We feel very lucky to have these old adverts. They do bring back memories and get museum visitors talking about their own past.

 

Adverts for Porage

June 15, 2014

Today we are looking at more of the adverts that Harry Hobbs had at his High Street shop in Market Lavington and today we concentrate on one product still available today – porage oats.

Please don’t comment on the spelling. Yes, we thought it should be porridge as well. But on these adverts it is clearly porage.

Here’s one ad – a cheery Scottish lad is full of the right stuff and by him is a packet of Scott’s Porage Oats featuring its well-known shot putting Scotsman.

Porage oats ad from harry Hobbs' shop on High Street, Market Lavington

Porage oats ad from Harry Hobbs’ shop on High Street, Market Lavington

We think this dates from the 1950s.

Our other ad for this product features a giant packet of porage with an insert in the top of it.

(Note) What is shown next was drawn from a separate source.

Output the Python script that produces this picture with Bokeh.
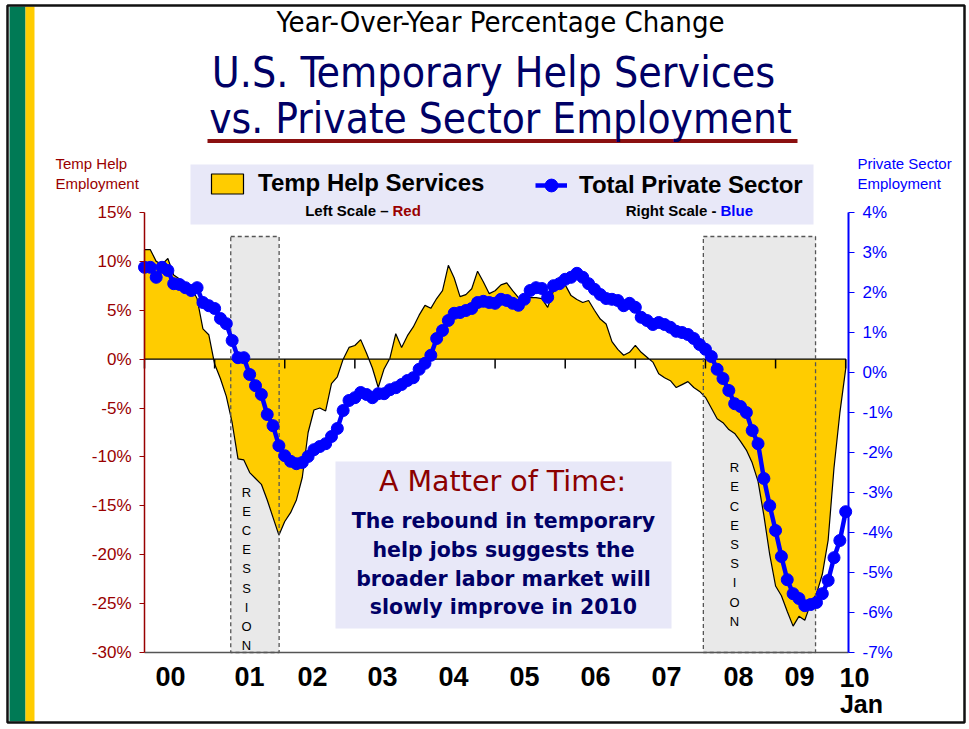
from bokeh.plotting import figure
from bokeh.models import (Range1d, LinearAxis, FixedTicker, PrintfTickFormatter, Label,
                          BoxAnnotation, Legend, LegendItem, ColumnDataSource)
from bokeh.embed import file_html
from bokeh.resources import INLINE

# ---------------- data ----------------
# monthly observations, Jan 2000 ... Jan 2010 (121 months)
month_index = list(range(121))

temp_help = [  # Temp help services, YoY % change (left scale)
    11.2, 11.2, 10.0, 9.7, 10.3, 8.6, 8.2, 7.8, 7.3, 6.2, 3.1, 2.5,
    -0.5, -2.0, -3.8, -6.5, -10.2, -10.3, -11.6, -12.2, -12.8, -14.4, -16.2, -18.0,
    -16.6, -15.7, -14.4, -12.1, -7.5, -5.2, -5.0, -5.3, -2.5, -1.8, 0.0, 1.2,
    1.4, 2.0, 0.6, -0.9, -2.9, -1.0, 0.1, 2.6, 1.2, 2.4, 3.3, 4.5,
    5.5, 5.2, 6.2, 7.0, 9.6, 8.3, 6.4, 6.6, 7.2, 9.0, 7.9, 6.7,
    7.0, 7.6, 7.8, 7.0, 6.3, 6.3, 6.3, 6.3, 6.2, 5.3, 7.0, 8.4,
    7.6, 6.5, 6.1, 5.8, 6.0, 5.0, 4.1, 3.6, 1.8, 1.0, 0.4, 0.7,
    1.4, 0.7, 0.2, -0.3, -1.5, -1.9, -2.2, -2.9, -2.6, -2.3, -2.9, -3.3,
    -3.9, -5.0, -6.1, -6.5, -7.2, -7.6, -8.4, -9.3, -10.6, -12.5, -16.0, -20.0,
    -23.2, -24.2, -25.8, -27.3, -26.3, -26.7, -25.0, -24.0, -22.0, -18.5, -11.1, -5.5,
    -1.0,
]

private_sector = [  # Total private sector employment, YoY % change (right scale)
    2.63, 2.63, 2.38, 2.63, 2.55, 2.22, 2.20, 2.12, 2.05, 2.12, 1.75, 1.67,
    1.60, 1.35, 1.22, 0.80, 0.37, 0.37, -0.05, -0.33, -0.55, -1.05, -1.33, -1.83,
    -2.08, -2.22, -2.28, -2.25, -2.10, -1.93, -1.85, -1.78, -1.60, -1.40, -0.95, -0.70,
    -0.63, -0.50, -0.55, -0.63, -0.53, -0.53, -0.43, -0.38, -0.30, -0.20, -0.13, 0.08,
    0.23, 0.43, 0.85, 1.05, 1.30, 1.48, 1.50, 1.55, 1.60, 1.75, 1.78, 1.75,
    1.73, 1.83, 1.80, 1.73, 1.68, 1.83, 2.05, 2.12, 2.10, 1.88, 2.17, 2.22,
    2.33, 2.38, 2.48, 2.38, 2.22, 2.08, 1.95, 1.85, 1.83, 1.80, 1.67, 1.73,
    1.63, 1.38, 1.30, 1.20, 1.25, 1.20, 1.13, 1.03, 1.00, 0.95, 0.85, 0.70,
    0.58, 0.40, 0.08, -0.15, -0.45, -0.78, -0.85, -1.00, -1.45, -1.78, -2.65, -3.33,
    -3.95, -4.60, -5.18, -5.53, -5.65, -5.83, -5.80, -5.75, -5.53, -5.20, -4.63, -4.20,
    -3.48,
]

recession_start = [2001.23, 2007.97]
recession_end = [2001.92, 2009.57]

year_starts = [2000, 2001, 2002, 2003, 2004, 2005, 2006, 2007, 2008, 2009, 2010]
year_labels = ["00", "01", "02", "03", "04", "05", "06", "07", "08", "09"]
last_year_label = "10"
last_month_label = "Jan"

left_ticks = [-30, -25, -20, -15, -10, -5, 0, 5, 10, 15]
right_ticks = [-7, -6, -5, -4, -3, -2, -1, 0, 1, 2, 3, 4]

# ---------------- layout helpers (page pixels -> data) ----------------
CW, CH = 968, 726
FL, FR, FT, FB = 144, 848, 212, 652      # plot area in page pixels
X0, X1 = 2000.0, 2010.04
YL0, YL1 = -30.0, 15.0
YR0, YR1 = -7.0, 4.0


def X(px):
    return X0 + (px - FL) * (X1 - X0) / (FR - FL)


def Y(py):
    return YL1 - (py - FT) * (YL1 - YL0) / (FB - FT)


def YR(py):
    return YR1 - (py - FT) * (YR1 - YR0) / (FB - FT)


def YB(baseline_px, font_px):
    # position for an "alphabetic" label so that its baseline lands on baseline_px
    return Y(baseline_px - 0.37 * font_px)


RED = "#990000"
BLUE = "#0000FF"
NAVY = "#000066"
YELLOW = "#FFCC00"
LAVENDER = "#E8E8F8"
ARIAL = "Liberation Sans"
COND = "DejaVu Sans Condensed"
VERD = "DejaVu Sans"

x_dates = [2000 + m / 12 for m in month_index]

p = figure(width=CW, height=CH, x_range=Range1d(X(0), X(CW)), y_range=Range1d(Y(CH), Y(0)),
           x_axis_location=None, y_axis_location=None,
           output_backend="svg", toolbar_location=None,
           min_border=0, outline_line_color=None,
           background_fill_color="white", border_fill_color="white")
p.extra_y_ranges = {"right": Range1d(YR(CH), YR(0))}
p.grid.visible = False

# ---------------- axes (fixed at the plot-area edges) ----------------
lax = LinearAxis(fixed_location=X0, bounds=(YL0, YL1), ticker=FixedTicker(ticks=left_ticks),
                 formatter=PrintfTickFormatter(format="%d%%"))
lax.axis_line_color = RED
lax.axis_line_width = 1.5
lax.major_tick_line_color = RED
lax.major_tick_out = 5
lax.major_tick_in = 0
lax.minor_tick_line_color = None
lax.major_label_text_color = RED
lax.major_label_text_font = ARIAL
lax.major_label_text_font_size = "17px"
lax.major_label_standoff = 8
p.add_layout(lax, "left")

rax = LinearAxis(y_range_name="right", fixed_location=X1, bounds=(YR0, YR1),
                 ticker=FixedTicker(ticks=right_ticks),
                 formatter=PrintfTickFormatter(format="%d%%"))
rax.axis_line_color = BLUE
rax.axis_line_width = 2
rax.major_tick_line_color = BLUE
rax.major_tick_out = 6
rax.major_tick_in = 0
rax.minor_tick_line_color = None
rax.major_label_text_color = BLUE
rax.major_label_text_font = ARIAL
rax.major_label_text_font_size = "17px"
rax.major_label_standoff = 8
p.add_layout(rax, "right")

label_px = [170, 249, 312, 382, 453, 524, 595, 666, 738, 799]
label_pos = [round(X(v), 4) for v in label_px]
bax = LinearAxis(fixed_location=YL0, bounds=(X0, X1), ticker=FixedTicker(ticks=label_pos))
bax.major_label_overrides = {pos: lab for pos, lab in zip(label_pos, year_labels)}
bax.axis_line_color = "#555555"
bax.axis_line_width = 1.5
bax.major_tick_line_color = None
bax.major_tick_out = 0
bax.major_tick_in = 0
bax.minor_tick_line_color = None
bax.major_label_text_font = ARIAL
bax.major_label_text_font_style = "bold"
bax.major_label_text_font_size = "27px"
bax.major_label_text_color = "black"
bax.major_label_standoff = 14
p.add_layout(bax, "below")

# ---------------- frame decorations ----------------
p.add_layout(BoxAnnotation(left=X(9), right=X(25), top=Y(6), bottom=Y(721),
                           fill_color="#007A55", fill_alpha=1, line_color=None))
p.add_layout(BoxAnnotation(left=X(25), right=X(34), top=Y(6), bottom=Y(721),
                           fill_color=YELLOW, fill_alpha=1, line_color=None))
p.add_layout(BoxAnnotation(left=X(7), right=X(964), top=Y(5), bottom=Y(722),
                           fill_alpha=0, line_color="#111111", line_alpha=1, line_width=2.5))

# ---------------- data marks ----------------
rec_top = Y(236)
rec_src = ColumnDataSource(dict(left=recession_start, right=recession_end,
                                top=[rec_top] * len(recession_start),
                                bottom=[YL0] * len(recession_start)))
p.quad(left="left", right="right", top="top", bottom="bottom", source=rec_src,
       fill_color="#E9E9E9", line_color=None)

area_x = x_dates + [x_dates[-1], x_dates[0]]
area_y = temp_help + [0, 0]
area_r = p.patch(area_x, area_y, fill_color=YELLOW, line_color="black", line_width=1.2)

p.quad(left="left", right="right", top="top", bottom="bottom", source=rec_src,
       fill_color=None, line_color="#555555", line_width=1.3, line_dash="4 3")

p.segment(x0=year_starts, x1=year_starts, y0=[0] * len(year_starts),
          y1=[-0.95] * len(year_starts), line_color="black", line_width=1.5)

src = ColumnDataSource(dict(x=x_dates, y=private_sector))
line_r = p.line("x", "y", source=src, y_range_name="right", line_color=BLUE, line_width=4.5)
dots_r = p.scatter("x", "y", source=src, y_range_name="right", size=12,
                   fill_color=BLUE, line_color=BLUE)

# ---------------- titles ----------------
p.add_layout(Label(x=X(500), y=YB(32, 29), text="Year-Over-Year Percentage Change",
                   text_align="center", text_baseline="alphabetic",
                   text_font=COND, text_font_size="29px", text_color="black"))
p.add_layout(BoxAnnotation(left=X(207), right=X(797), top=Y(138.5), bottom=Y(142.5),
                           fill_color="#8B1010", fill_alpha=1, line_color=None))
p.add_layout(Label(x=X(493), y=YB(88, 42.5), text="U.S. Temporary Help Services",
                   text_align="center", text_baseline="alphabetic",
                   text_font=COND, text_font_size="42.5px", text_color=NAVY))
p.add_layout(Label(x=X(500), y=YB(134, 42), text="vs. Private Sector Employment",
                   text_align="center", text_baseline="alphabetic",
                   text_font=COND, text_font_size="42px", text_color=NAVY))

# axis titles
p.add_layout(Label(x=X(55), y=Y(173), text="Temp Help\nEmployment",
                   text_align="left", text_baseline="middle", text_line_height=1.16,
                   text_font=ARIAL, text_font_size="15px", text_color=RED))
p.add_layout(Label(x=X(857), y=Y(173), text="Private Sector\nEmployment",
                   text_align="left", text_baseline="middle", text_line_height=1.16,
                   text_font=ARIAL, text_font_size="15px", text_color=BLUE))

# last year label beyond the plot area
p.add_layout(Label(x=X(854), y=YB(687, 27), text=last_year_label, text_align="center",
                   text_baseline="alphabetic", text_font=ARIAL, text_font_style="bold",
                   text_font_size="27px", text_color="black"))
p.add_layout(Label(x=X(861), y=YB(713, 25), text=last_month_label, text_align="center",
                   text_baseline="alphabetic", text_font=ARIAL, text_font_style="bold",
                   text_font_size="25px", text_color="black"))

# ---------------- legend ----------------
p.add_layout(BoxAnnotation(left=X(190), right=X(813), top=Y(164), bottom=Y(224),
                           fill_color=LAVENDER, fill_alpha=1, line_color=None))
common = dict(orientation="horizontal", padding=0, margin=0, spacing=0,
              border_line_color=None, background_fill_alpha=0,
              label_text_font=ARIAL, label_text_font_style="bold",
              label_text_font_size="24px", label_text_color="black")
leg1 = Legend(items=[LegendItem(label="Temp Help Services", renderers=[area_r])],
              location=(207, CH - 197), glyph_width=40, glyph_height=25,
              label_height=25, label_standoff=11, **common)
leg2 = Legend(items=[LegendItem(label="Total Private Sector", renderers=[line_r, dots_r])],
              location=(535, CH - 200.5), glyph_width=32, glyph_height=32,
              label_height=32, label_standoff=12, **common)
p.add_layout(leg1)
p.add_layout(leg2)

sub = dict(y=YB(216, 15), text_baseline="alphabetic", text_font=ARIAL,
           text_font_style="bold", text_font_size="15px")
p.add_layout(Label(x=X(388), text="Left Scale \u2013", text_align="right",
                   text_color="black", **sub))
p.add_layout(Label(x=X(392), text="Red", text_align="left", text_color=RED, **sub))
p.add_layout(Label(x=X(716), text="Right Scale -", text_align="right",
                   text_color="black", **sub))
p.add_layout(Label(x=X(720), text="Blue", text_align="left", text_color=BLUE, **sub))

# ---------------- recession captions ----------------
for cx, cy in [(246, 568.5), (734, 544)]:
    p.add_layout(Label(x=X(cx), y=Y(cy), text="R\nE\nC\nE\nS\nS\nI\nO\nN",
                       text_align="center", text_baseline="middle", text_line_height=1.28,
                       text_font=ARIAL, text_font_size="13px", text_color="black"))

# ---------------- call-out box ----------------
p.add_layout(BoxAnnotation(left=X(335), right=X(671), top=Y(461), bottom=Y(628),
                           fill_color=LAVENDER, fill_alpha=1, line_color=None))
p.add_layout(Label(x=X(502), y=YB(492, 28.5), text="A Matter of Time:", text_align="center",
                   text_baseline="alphabetic", text_font=VERD, text_font_size="28.5px",
                   text_color="#8B0000"))
for txt, base in [("The rebound in temporary", 528), ("help jobs suggests the", 557),
                  ("broader labor market will", 586), ("slowly improve in 2010", 614)]:
    p.add_layout(Label(x=X(503), y=YB(base, 20.5), text=txt, text_align="center",
                       text_baseline="alphabetic", text_font=VERD, text_font_style="bold",
                       text_font_size="20.5px", text_color=NAVY))

open("out.html", "w").write(file_html(p, INLINE))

This ad is a giant sized box and probably dates from the 1950s or 60s

This ad is a giant sized box and probably dates from the 1950s or 60s

The interesting addition on this packet is the cost of a plateful.

'Less than a penny a plateful'

‘Less than a penny a plateful’

It’s said to be less than a penny a plateful – and this would be the pre-decimal penny and there were 240 of them to the pound.

We are sure these ads will bring back memories for many a person of a certain age.